===== MATERIAL =====
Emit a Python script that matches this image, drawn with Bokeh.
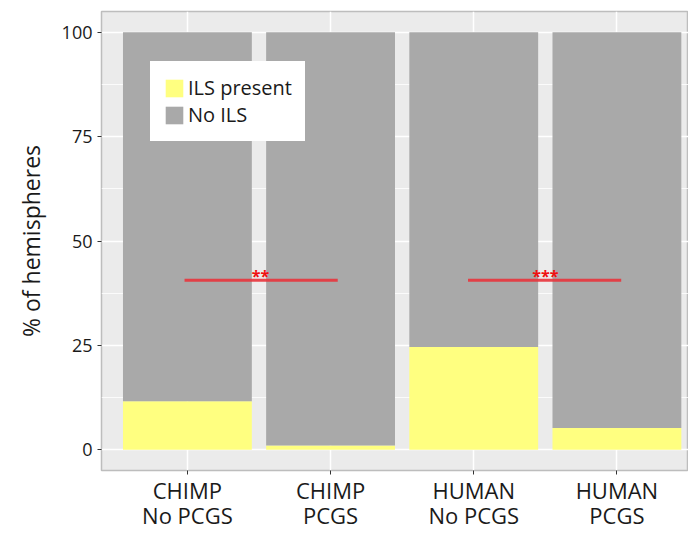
from bokeh.plotting import figure
from bokeh.models import Range1d, FixedTicker, Legend, LegendItem, ColumnDataSource, LinearAxis
from bokeh.core.properties import value
from bokeh.embed import file_html
from bokeh.resources import INLINE

# ---- data ----
categories_line1 = ["CHIMP", "CHIMP", "HUMAN", "HUMAN"]
categories_line2 = ["No PCGS", "PCGS", "No PCGS", "PCGS"]
positions = [1, 2, 3, 4]
ils_present = [11.6, 1.0, 24.6, 5.2]
no_ils = [88.4, 99.0, 75.4, 94.8]
y_ticks = [0, 25, 50, 75, 100]
y_minor = [12.5, 37.5, 62.5, 87.5]
sig_x0 = [0.98, 2.96]
sig_x1 = [2.05, 4.03]
sig_y = [40.6, 40.6]
sig_xmid = [1.51, 3.50]
sig_labels = ["**", "***"]

FONT = "Open Sans"

src = ColumnDataSource(dict(x=positions, ils=ils_present, no=no_ils))

p = figure(width=688, height=532, output_backend="svg", toolbar_location=None,
           x_range=Range1d(0.4, 4.5), y_range=Range1d(-5, 105),
           min_border_left=101, min_border_top=11, min_border_right=0, min_border_bottom=62)

p.background_fill_color = "#EBEBEB"
p.border_fill_color = "white"
p.outline_line_color = "#BDBDBD"
p.outline_line_width = 1.5

rs = p.vbar_stack(["ils", "no"], x="x", width=0.9, source=src,
                  color=["#FFFF80", "#A9A9A9"], line_color=None)

# significance bars
p.segment(x0=sig_x0, y0=sig_y, x1=sig_x1, y1=sig_y, line_color="#E8343C", line_width=3, line_alpha=0.9)
p.text(x=sig_xmid, y=sig_y, text=sig_labels, text_color="#F01010", text_align="center",
       text_baseline="middle", text_font=value(FONT), text_font_size="16px",
       text_font_style="bold", y_offset=-4)

# axes
p.xaxis.ticker = FixedTicker(ticks=positions)
p.xaxis.major_label_overrides = {pos: lab for pos, lab in zip(positions, categories_line1)}
p.yaxis.ticker = FixedTicker(ticks=y_ticks, minor_ticks=y_minor)

x2 = LinearAxis(ticker=FixedTicker(ticks=positions),
                major_label_overrides={pos: lab for pos, lab in zip(positions, categories_line2)})
p.add_layout(x2, "below")

for ax in (p.xaxis[0], p.yaxis[0], x2):
    ax.axis_line_color = None
    ax.major_tick_line_color = "#333333"
    ax.major_tick_out = 4
    ax.major_tick_in = 0
    ax.minor_tick_line_color = None
    ax.major_label_text_font = FONT
    ax.major_label_text_color = "#1a1a1a"

x2.major_tick_line_color = None
x2.major_tick_out = 0

p.yaxis.major_label_text_font_size = "18px"
p.yaxis.major_label_standoff = 5
for ax in (p.xaxis[0], x2):
    ax.major_label_text_font_size = "22px"
p.xaxis[0].major_label_standoff = 0
x2.major_label_standoff = -8

p.yaxis.axis_label = "% of hemispheres"
p.yaxis.axis_label_text_font = FONT
p.yaxis.axis_label_text_font_size = "23px"
p.yaxis.axis_label_text_font_style = "normal"
p.yaxis.axis_label_text_color = "#1a1a1a"
p.yaxis.axis_label_standoff = 12

# grid
p.xgrid.grid_line_color = "white"
p.xgrid.grid_line_width = 1.5
p.ygrid.grid_line_color = "white"
p.ygrid.grid_line_width = 1.5
p.ygrid.minor_grid_line_color = "white"
p.ygrid.minor_grid_line_width = 0.8

legend = Legend(items=[LegendItem(label="ILS present", renderers=[rs[0]]),
                       LegendItem(label="No ILS", renderers=[rs[1]])],
                location=(49, 329))
legend.background_fill_color = "white"
legend.background_fill_alpha = 1
legend.border_line_color = "white"
legend.border_line_width = 0
legend.padding = 13
legend.spacing = 0
legend.margin = 0
legend.glyph_height = 22
legend.glyph_width = 22
legend.label_height = 22
legend.label_standoff = 3
legend.label_text_font = FONT
legend.label_text_font_size = "20px"
legend.label_text_color = "#1a1a1a"
p.add_layout(legend)

open("out.html", "w").write(file_html(p, INLINE))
=====
YOUR INSTRUCTIONS:
Begin at the top of the material above and output each line exactly, stopping after the line that holds "p.outline_line_width = 1.5". Leave out pictures.

FINISHED TASK:
Emit a Python script that matches this image, drawn with Bokeh.
from bokeh.plotting import figure
from bokeh.models import Range1d, FixedTicker, Legend, LegendItem, ColumnDataSource, LinearAxis
from bokeh.core.properties import value
from bokeh.embed import file_html
from bokeh.resources import INLINE

# ---- data ----
categories_line1 = ["CHIMP", "CHIMP", "HUMAN", "HUMAN"]
categories_line2 = ["No PCGS", "PCGS", "No PCGS", "PCGS"]
positions = [1, 2, 3, 4]
ils_present = [11.6, 1.0, 24.6, 5.2]
no_ils = [88.4, 99.0, 75.4, 94.8]
y_ticks = [0, 25, 50, 75, 100]
y_minor = [12.5, 37.5, 62.5, 87.5]
sig_x0 = [0.98, 2.96]
sig_x1 = [2.05, 4.03]
sig_y = [40.6, 40.6]
sig_xmid = [1.51, 3.50]
sig_labels = ["**", "***"]

FONT = "Open Sans"

src = ColumnDataSource(dict(x=positions, ils=ils_present, no=no_ils))

p = figure(width=688, height=532, output_backend="svg", toolbar_location=None,
           x_range=Range1d(0.4, 4.5), y_range=Range1d(-5, 105),
           min_border_left=101, min_border_top=11, min_border_right=0, min_border_bottom=62)

p.background_fill_color = "#EBEBEB"
p.border_fill_color = "white"
p.outline_line_color = "#BDBDBD"
p.outline_line_width = 1.5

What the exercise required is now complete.